Sprint qualifying: Free choice of up to two sets of any tyre compound — no mandatory pit stop required. The set of tyres that has completed the most laps from the sprint race will be returned to Pirelli after the session.
Race: Free choice of remaining tyres — mandatory use of at least two tyre compounds in dry conditions, meaning at least one pit stop. No requirement for the top ten in qualifying to start the race on the same set they used to set their fastest time in Q2.
The use of soft tyres only in Friday qualifying means F1 has scrapped the rule that said drivers qualifying in the top ten are required to start Sunday’s grand prix on the tyre they used to set their fastest lap in Q2.
As a result, all 20 cars will have a free tyre choice for the start of the grand prix.
If first practice or Friday qualifying is held in wet conditions, teams will be given an additional set of intermediate tyres on top of their usual allocation of four sets, but they must then return a set of used intermediates before the start of sprint qualifying.
If sprint qualifying is wet, the teams may return one set of used full-wet or intermediate tyres after the session, to be replaced with a new set ahead of Sunday’s grand prix.

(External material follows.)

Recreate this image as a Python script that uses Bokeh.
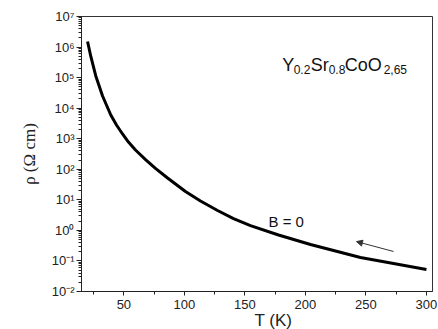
from bokeh.plotting import figure
from bokeh.models import (LogTicker, SingleIntervalTicker, CustomJSTickFormatter, Label,
                          Arrow, NormalHead, ColumnDataSource, Title)
from bokeh.embed import file_html
from bokeh.resources import INLINE

# ---- data ----
T = [20.0, 22.7, 26.8, 32.4, 39.2, 43.9, 48.9, 53.8, 59.6, 67.9, 76.1, 86.1,
     100.9, 113.3, 127.4, 140.6, 154.6, 177.8, 204.2, 245.5, 272.8, 300.0]
rho = [1.52e6, 4.91e5, 1.13e5, 2.50e4, 5.97e3, 2.81e3, 1.43e3, 780, 427, 208, 107,
       51.8, 18.7, 9.14, 4.47, 2.44, 1.44, 0.705, 0.344, 0.129, 0.0822, 0.0522]

src = ColumnDataSource(dict(T=T, rho=rho))

p = figure(width=438, height=329, output_backend="svg", toolbar_location=None,
           y_axis_type="log", x_range=(15, 305), y_range=(1e-2, 1e7),
           min_border_left=81, min_border_right=6, min_border_top=16, min_border_bottom=38)
p.background_fill_color = "white"
p.border_fill_color = "white"
p.outline_line_color = "#333333"
p.outline_line_width = 1
p.grid.visible = False

p.line("T", "rho", source=src, line_color="black", line_width=3, line_join="round")

# axes
p.xaxis.ticker = SingleIntervalTicker(interval=50, num_minor_ticks=2)
p.yaxis.ticker = LogTicker(desired_num_ticks=10, num_minor_ticks=10)
p.yaxis.formatter = CustomJSTickFormatter(code="""
const sup = {'-':'\u207b','0':'\u2070','1':'\u00b9','2':'\u00b2','3':'\u00b3','4':'\u2074',
             '5':'\u2075','6':'\u2076','7':'\u2077','8':'\u2078','9':'\u2079'};
const e = Math.round(Math.log10(tick));
return '10' + String(e).split('').map(c => sup[c]).join('');
""")
for ax in (p.xaxis[0], p.yaxis[0]):
    ax.axis_line_color = "#222222"
    ax.major_tick_line_color = "#222222"
    ax.minor_tick_line_color = "#222222"
    ax.major_tick_in = 0
    ax.minor_tick_in = 0
    ax.major_label_text_font = "Liberation Sans"
    ax.major_label_text_font_size = "13px"
    ax.major_label_text_color = "#222222"
p.xaxis.major_tick_out = 4
p.xaxis.minor_tick_out = 3
p.yaxis.major_tick_out = 5
p.yaxis.minor_tick_out = 3
p.xaxis.major_label_standoff = 4
p.yaxis.major_label_standoff = 2

p.yaxis.axis_label = "\u03c1 (\u03a9 cm)"
p.yaxis.axis_label_text_font = "Liberation Serif"
p.yaxis.axis_label_text_font_style = "normal"
p.yaxis.axis_label_text_font_size = "17px"
p.yaxis.axis_label_text_color = "#222222"
p.yaxis.axis_label_standoff = 10

# x axis title (offset to the right as in the reference)
p.add_layout(Title(text="T (K)", align="left", offset=173, standoff=-6,
                   text_font="Liberation Sans", text_font_size="17px",
                   text_font_style="normal", text_color="#222222"), "below")

# formula label Y0.2Sr0.8CoO2,65
parts = [("Y", 0, False), ("0.2", 11.5, True), ("Sr", 28.5, False),
         ("0.8", 46.5, True), ("CoO", 62.5, False), ("2,65", 101.5, True)]
for txt, dx, sub in parts:
    p.add_layout(Label(x=180.8, y=2.6e5, text=txt, x_offset=dx, y_offset=(-5 if sub else 0),
                       text_font="Liberation Sans", text_font_size=("12px" if sub else "18px"),
                       text_color="#111111", text_align="left", text_baseline="alphabetic"))

p.add_layout(Label(x=169.5, y=1.95, text="B = 0", text_font="Liberation Sans",
                   text_font_size="15px", text_color="#111111", text_baseline="alphabetic"))

p.add_layout(Arrow(x_start=272.8, y_start=0.204, x_end=242.2, y_end=0.43,
                   line_color="#333333", line_width=1,
                   end=NormalHead(size=6, fill_color="#333333", line_color="#333333")))

open("out.html", "w").write(file_html(p, INLINE))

Do the math, and there is the potential for the normal allocation of seven sets of wet weather tyres (three sets of full-wet tyres and four sets of intermediates) to increase to nine sets over the weekend.
F1 has long had parc ferme regulations between qualifying and the race, under which car setups cannot be changed.
The original idea was to ensure teams do not turn up to circuits with one car configuration for maximum performance on a single lap and a completely different one for the race, which has the potential to increase costs significantly.
Under the new format, parc ferme regulations will be applied from the start of Friday qualifying, through Saturday’s sprint qualifying and into Sunday’s race.
However, certain aspects of parc ferme will be lifted to allow alterations for the second practice session on Saturday morning before car configurations are returned to parc ferme specification for sprint qualifying. The idea is to make sure the Saturday morning practice session is still valuable for teams wanting to test developments, although it is likely teams will only focus on heavy fuel running for the race and may limit running significantly to save mileage on parts.
Some small changes to specific elements of car setup will still be allowed under parc ferme, such as cooling changes if the temperature changes by 10C, some suspension changes and replacement brake material for safety reasons.
What’s more, if a team damages a component in sprint qualifying, such as a front wing, and does not have any spares of the same specification, it will be allowed to replace it with an older, previously-used specification without incurring a penalty.